これは、冠婚葬祭、おめでたい場合でもそうでない場合でも共通した入れ方なので、覚えておくと便利ですので、是非覚えておきましょう。
お布施の渡し方
お布施を渡す時は、お盆にのせて渡すのが、一番失礼のない方法です。
葬儀などの場合は、葬儀社で葬儀を執り行った場合、そこで貸してくれる場合もあるので、担当の方に聞いてみましょう。
ない場合は、袱紗(ふくさ)に入れて渡します。
袱紗というのは、ご進物や祝儀袋、不祝儀袋を使うのに主に用いられる、絹やちりめんで出来た四角形の布です。
祝儀に使う場合と不祝儀に使う場合で、使うのにふさわしい色が決まっていますが、唯一「紫」のみ、どちらの場合でも使えますので、持っていない場合、紫の袱紗を用意しておくと良いでしょう。
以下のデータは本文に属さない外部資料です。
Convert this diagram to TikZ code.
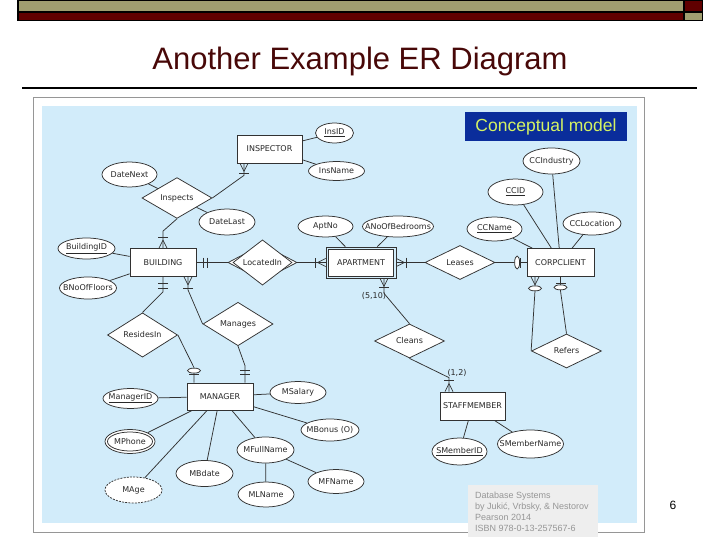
\documentclass[tikz,border=0pt]{standalone}
\usepackage{fontspec}
\setmainfont{Liberation Sans}
\newfontfamily\djv{DejaVu Sans}
\usetikzlibrary{shapes.geometric}
\definecolor{olivebar}{RGB}{160,158,112}
\definecolor{maroonbar}{RGB}{96,0,0}
\definecolor{titlecol}{RGB}{72,8,8}
\definecolor{skyblue}{RGB}{210,236,250}
\definecolor{cmblue}{RGB}{10,45,155}
\definecolor{cmtext}{RGB}{212,242,100}
\definecolor{erline}{RGB}{50,50,50}
\definecolor{ertext}{RGB}{40,40,40}
\definecolor{citebg}{RGB}{238,238,238}
\definecolor{citetext}{RGB}{150,150,150}
\definecolor{framegray}{RGB}{150,150,150}
\newcommand\erfont{\djv\fontsize{8}{9.5}\selectfont}
\newcommand\ercrow[2]{\draw[erl,shift={(#1)},rotate=#2] (8,0) -- (0,-4) (8,0) -- (0,4);}
\newcommand\erbar[3]{\draw[erl,shift={(#1)},rotate=#2] (#3,-5) -- (#3,5);}
\newcommand\erring[3]{\draw[erl,fill=white,shift={(#1)},rotate=#2] (#3,0) ellipse [x radius=2.5,y radius=6.5];}
\begin{document}
\begin{tikzpicture}[x=1pt,y=-1pt,
  erl/.style={draw=erline,line width=0.75pt},
  ertxt/.style={font=\erfont,text=ertext,inner sep=0},
  entity/.style={erl,fill=white,rectangle,minimum width=66pt,minimum height=28pt,inner sep=0,font=\erfont,text=ertext},
  rel/.style={erl,fill=white,diamond,minimum width=70pt,minimum height=34pt,inner sep=0,font=\erfont,text=ertext},
  attr/.style={erl,fill=white,ellipse,inner sep=0},
  citeline/.style={anchor=base west,inner sep=0,text=citetext,font=\fontsize{9}{11}\selectfont}]
\useasboundingbox (0,0) rectangle (720,540);
% top bar
\fill[black] (17,0) rectangle (703,21.5);
\fill[olivebar] (19,0.8) rectangle (683,11);
\fill[maroonbar] (19,13) rectangle (683,20);
\fill[maroonbar] (685,0.8) rectangle (702,11);
\fill[olivebar] (685,13) rectangle (702,20);
% title
\node[anchor=base,inner sep=0,text=titlecol,font=\fontsize{31}{36}\selectfont] (title) at (360,70) {Another Example ER Diagram};
\draw[line width=2pt] (22,88) -- (697,88);
% frame
\draw[framegray,line width=1.2pt,fill=white] (33.5,97.5) rectangle (644.5,532.5);
\fill[skyblue] (42,106) rectangle (637,523);
\node[fill=cmblue,minimum width=162pt,minimum height=29pt,inner sep=0,text=cmtext,font=\fontsize{17.5}{20}\selectfont] (cm) at (546,126.5) {Conceptual model};
% entities
\node[entity,minimum width=65pt] (insp) at (269.5,149) {INSPECTOR};
\node[entity] (bld) at (163,262.5) {BUILDING};
\node[entity,minimum width=65pt,minimum height=27pt] (aptin) at (361,262.5) {APARTMENT};
\node[erl,rectangle,minimum width=70pt,minimum height=31pt,inner sep=0] (apt) at (361,262.5) {};
\node[entity,minimum width=67pt] (cc) at (560.5,262.5) {CORPCLIENT};
\node[entity,minimum height=27pt] (mgr) at (220,396.5) {MANAGER};
\node[entity,minimum width=65pt] (stf) at (472.5,406) {STAFFMEMBER};
% relationships
\node[rel] (inspects) at (177,198) {Inspects};
\node[rel,minimum width=69pt,minimum height=36pt] (loc) at (262.5,262.5) {};
\node[rel,minimum width=59pt,minimum height=28pt] (locin) at (262.5,262.5) {LocatedIn};
\node[rel] (leases) at (460,262.5) {Leases};
\node[rel] (res) at (142.5,335) {ResidesIn};
\node[rel] (man) at (238,324) {Manages};
\node[rel] (cleans) at (409.5,341) {Cleans};
\node[rel] (refers) at (566.5,351) {Refers};
% attributes
\node[attr,minimum width=38pt,minimum height=20pt,label={[ertxt]center:\underline{InsID}}] (insid) at (334.5,133) {};
\node[attr,minimum width=56pt,minimum height=19pt,label={[ertxt]center:InsName}] (insname) at (336.5,171) {};
\node[attr,minimum width=55pt,minimum height=25pt,label={[ertxt]center:DateNext}] (dnext) at (129.5,174.5) {};
\node[attr,minimum width=56pt,minimum height=26pt,label={[ertxt]center:DateLast}] (dlast) at (227,222) {};
\node[attr,minimum width=57pt,minimum height=21pt,label={[ertxt]center:\underline{BuildingID}}] (bldid) at (86.5,248.5) {};
\node[attr,minimum width=57pt,minimum height=22pt,label={[ertxt]center:BNoOfFloors}] (bnof) at (88,288) {};
\node[attr,minimum width=55pt,minimum height=21pt,label={[ertxt]center:AptNo}] (aptno) at (325.5,226.5) {};
\node[attr,minimum width=71pt,minimum height=21pt,label={[ertxt]center:ANoOfBedrooms}] (anob) at (398,226.5) {};
\node[attr,minimum width=57pt,minimum height=26pt,label={[ertxt]center:CCIndustry}] (ccind) at (551.5,161) {};
\node[attr,minimum width=55pt,minimum height=26pt,label={[ertxt]center:\underline{CCID}}] (ccid) at (515.5,192) {};
\node[attr,minimum width=58pt,minimum height=23pt,label={[ertxt]center:CCLocation}] (ccloc) at (592,223.5) {};
\node[attr,minimum width=55pt,minimum height=24pt,label={[ertxt]center:\underline{CCName}}] (ccname) at (494.5,229) {};
\node[attr,minimum width=55pt,minimum height=20pt,label={[ertxt]center:\underline{ManagerID}}] (mid) at (130.5,398.5) {};
\node[attr,minimum width=56pt,minimum height=22pt,label={[ertxt]center:MSalary}] (msal) at (298,392.5) {};
\node[attr,minimum width=58pt,minimum height=22pt,label={[ertxt]center:MBonus (O)}] (mbon) at (330,430) {};
\node[attr,minimum width=50pt,minimum height=24pt] (mph) at (130,441.5) {};
\node[attr,minimum width=45pt,minimum height=19pt,label={[ertxt]center:MPhone}] (mphin) at (130,441.5) {};
\node[attr,minimum width=57pt,minimum height=26pt,label={[ertxt]center:MFullName}] (mfull) at (265.5,450) {};
\node[attr,minimum width=57pt,minimum height=26pt,label={[ertxt]center:MBdate}] (mbd) at (204.5,473.5) {};
\node[attr,minimum width=56pt,minimum height=24pt,label={[ertxt]center:MFName}] (mfname) at (336,481.5) {};
\node[attr,dashed,dash pattern=on 2pt off 1.2pt,minimum width=57pt,minimum height=26pt,label={[ertxt]center:MAge}] (mage) at (133.5,490) {};
\node[attr,minimum width=56pt,minimum height=25pt,label={[ertxt]center:MLName}] (mlname) at (266,494.5) {};
\node[attr,minimum width=55pt,minimum height=27pt,label={[ertxt]center:\underline{SMemberID}}] (smid) at (459.5,451.5) {};
\node[attr,minimum width=66pt,minimum height=28pt,label={[ertxt]center:SMemberName}] (smname) at (530.5,444) {};
% cardinalities
\node[ertxt] (card1) at (374,296) {(5,10)};
\node[ertxt] (card2) at (457,373) {(1,2)};
% connector end points
\coordinate (e1) at ([xshift=-25.5pt]insp.south);
\coordinate (e2) at (bld.north);
\coordinate (e3) at (bld.east);
\coordinate (e4) at (apt.west);
\coordinate (e5) at (apt.east);
\coordinate (e6) at (cc.west);
\coordinate (e7) at ([xshift=23pt]apt.south);
\coordinate (e8) at (bld.south);
\coordinate (e9) at ([xshift=25pt]bld.south);
\coordinate (e10) at ([xshift=-26pt]mgr.north);
\coordinate (e11) at ([xshift=25pt]mgr.north);
\coordinate (e12) at ([xshift=-23.5pt]stf.north);
\coordinate (e13) at ([xshift=-25.5pt]cc.south);
\coordinate (e14) at (cc.south);
% connectors
\draw[erl] (insp) -- (insid);
\draw[erl] (insp) -- (insname);
\draw[erl] (e1) -- ++(0,12) -- (inspects.east);
\draw[erl] (dnext) -- (inspects);
\draw[erl] (dlast) -- (inspects);
\draw[erl] (inspects.south) -- ([yshift=17pt]e2) -- (e2);
\draw[erl] (bldid) -- (bld);
\draw[erl] (bnof) -- (bld);
\draw[erl] (e3) -- (loc.west);
\draw[erl] (loc.east) -- (e4);
\draw[erl] (aptno) -- (apt);
\draw[erl] (anob) -- (apt);
\draw[erl] (e5) -- (leases.west);
\draw[erl] (leases.east) -- (e6);
\draw[erl] (ccname) -- (cc);
\draw[erl] (ccid) -- (cc);
\draw[erl] (ccind) -- (cc);
\draw[erl] (ccloc) -- (cc);
\draw[erl] (e7) -- ++(0,15) -- (cleans.north);
\draw[erl] (cleans.south) -- ([yshift=14pt]e12) -- (e12);
\draw[erl] (stf) -- (smid);
\draw[erl] (stf) -- (smname);
\draw[erl] (e13) -- ++(0,14) -- (refers.west);
\draw[erl] (e14) -- ++(0,14) -- (refers.north);
\draw[erl] (e8) -- ++(0,15) -- (res.north);
\draw[erl] (e9) -- ++(0,13) -- (man.west);
\draw[erl] (res.east) -- ([yshift=15pt]e10) -- (e10);
\draw[erl] (man.south) -- ([yshift=17pt]e11) -- (e11);
\draw[erl] (mgr) -- (mid);
\draw[erl] (mgr) -- (msal);
\draw[erl] (mgr) -- (mbon);
\draw[erl] (mgr) -- (mph);
\draw[erl] (mgr) -- (mage);
\draw[erl] (mgr) -- (mbd);
\draw[erl] (mgr) -- (mfull);
\draw[erl] (mfull) -- (mlname);
\draw[erl] (mfull) -- (mfname);
% notation
\ercrow{e1}{-90} \erbar{e1}{-90}{10}
\ercrow{e2}{90} \erbar{e2}{90}{11}
\erbar{e3}{0}{7} \erbar{e3}{0}{11}
\ercrow{e4}{180} \erbar{e4}{180}{10}
\ercrow{e5}{0} \erbar{e5}{0}{10}
\erbar{e6}{180}{6} \erring{e6}{180}{9.5}
\ercrow{e7}{-90} \erbar{e7}{-90}{9}
\erbar{e8}{-90}{6} \erbar{e8}{-90}{11}
\ercrow{e9}{-90} \erbar{e9}{-90}{11}
\erbar{e10}{90}{8} \erring{e10}{90}{12}
\erbar{e11}{90}{8} \erbar{e11}{90}{12}
\ercrow{e12}{90} \erbar{e12}{90}{11}
\ercrow{e13}{-90} \erring{e13}{-90}{11.5}
\erbar{e14}{-90}{6} \erring{e14}{-90}{10.5}
% citation
\fill[citebg] (468,485) rectangle (598,537);
\node[citeline] (cite1) at (475,498) {Database Systems};
\node[citeline] (cite2) at (475,509) {by Jukić, Vrbsky, \& Nestorov};
\node[citeline] (cite3) at (475,520) {Pearson 2014};
\node[citeline] (cite4) at (475,531) {ISBN 978-0-13-257567-6};
% page number
\node[inner sep=0,font=\fontsize{12}{14}\selectfont] (pg) at (673,505) {6};
\end{tikzpicture}
\end{document}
渡すタイミングは、葬儀の場合は、式が始まる前、お坊さんに挨拶する時に渡すのが一般的です。なかなかゆっくりお布施を渡す時間が取れなかった場合は、式が終わった後に渡しても問題ありません。
まとめ
無宗教でも、例えば結婚した相手のご両親が仏教徒である場合は、お葬式も故人に合わせた形で行なう事がほとんどです。
いざという時に困らないように、お布施などのマナーは覚えておくようにしましょう。